# Instructions for the task:
Repeat, exactly and completely, the material that follows. Omit the pictures.

++++ Material provided

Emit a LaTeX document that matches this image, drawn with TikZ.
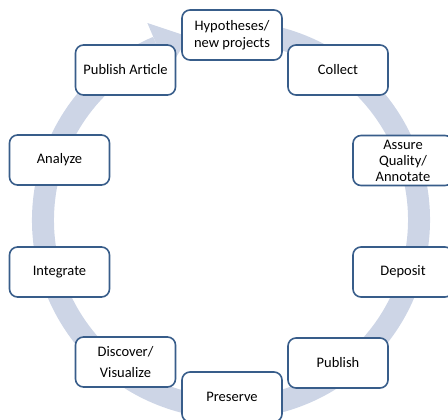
\documentclass[tikz,border=0pt]{standalone}
\usepackage{fontspec}
\setmainfont{Carlito}
\usetikzlibrary{arrows.meta,positioning}
\definecolor{ringblue}{RGB}{205,213,230}
\definecolor{boxblue}{RGB}{56,93,138}

\begin{document}
\begin{tikzpicture}[
            x=1pt, y=1pt,
            every node/.style={font=\fontsize{14.5}{17}\selectfont},
            stagebox/.style={draw=boxblue, line width=1.6pt, rounded corners=8pt,
              fill=white, minimum width=100pt, minimum height=50pt,
              align=center, inner sep=2pt}
        ]
        \useasboundingbox (0,0) rectangle (448,420);
        \clip (0,0) rectangle (448,420);

        %================================================
        % Circular arrow behind the boxes
        %================================================
        \begin{scope}[shift={(231,200)}]
        \draw[ringblue, line width=22pt] (80:188) arc[start angle=80, end angle=-247, radius=188];
        \fill[ringblue] (113:214) -- (113:162) -- (103:188) -- cycle;
        \end{scope}

        %================================================
        % Stages of the cycle, clockwise from the top
        %================================================
        \node[stagebox] (hyp) at (232,385) {Hypotheses/\\new projects};
        \node[stagebox] (coll) at (338,350) {Collect};
        \node[stagebox, font=\fontsize{14.5}{16}\selectfont] (qual) at (403,259.5) {Assure\\Quality/\\Annotate};
        \node[stagebox] (dep) at (403,148) {Deposit};
        \node[stagebox] (pub) at (338,57) {Publish};
        \node[stagebox] (pres) at (232,23) {Preserve};
        \node[stagebox] (disc) at (125.5,58) {Discover/\\[4pt]Visualize};
        \node[stagebox] (integ) at (59.5,148) {Integrate};
        \node[stagebox] (anal) at (59.5,260) {Analyze};
        \node[stagebox] (art) at (125.5,350) {Publish Article};

        \end{tikzpicture}
\end{document}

++++++++

# Response to the task:
Emit a LaTeX document that matches this image, drawn with TikZ.
\documentclass[tikz,border=0pt]{standalone}
\usepackage{fontspec}
\setmainfont{Carlito}
\usetikzlibrary{arrows.meta,positioning}
\definecolor{ringblue}{RGB}{205,213,230}
\definecolor{boxblue}{RGB}{56,93,138}

\begin{document}
\begin{tikzpicture}[
            x=1pt, y=1pt,
            every node/.style={font=\fontsize{14.5}{17}\selectfont},
            stagebox/.style={draw=boxblue, line width=1.6pt, rounded corners=8pt,
              fill=white, minimum width=100pt, minimum height=50pt,
              align=center, inner sep=2pt}
        ]
        \useasboundingbox (0,0) rectangle (448,420);
        \clip (0,0) rectangle (448,420);

        %================================================
        % Circular arrow behind the boxes
        %================================================
        \begin{scope}[shift={(231,200)}]
        \draw[ringblue, line width=22pt] (80:188) arc[start angle=80, end angle=-247, radius=188];
        \fill[ringblue] (113:214) -- (113:162) -- (103:188) -- cycle;
        \end{scope}

        %================================================
        % Stages of the cycle, clockwise from the top
        %================================================
        \node[stagebox] (hyp) at (232,385) {Hypotheses/\\new projects};
        \node[stagebox] (coll) at (338,350) {Collect};
        \node[stagebox, font=\fontsize{14.5}{16}\selectfont] (qual) at (403,259.5) {Assure\\Quality/\\Annotate};
        \node[stagebox] (dep) at (403,148) {Deposit};
        \node[stagebox] (pub) at (338,57) {Publish};
        \node[stagebox] (pres) at (232,23) {Preserve};
        \node[stagebox] (disc) at (125.5,58) {Discover/\\[4pt]Visualize};
        \node[stagebox] (integ) at (59.5,148) {Integrate};
        \node[stagebox] (anal) at (59.5,260) {Analyze};
        \node[stagebox] (art) at (125.5,350) {Publish Article};

        \end{tikzpicture}
\end{document}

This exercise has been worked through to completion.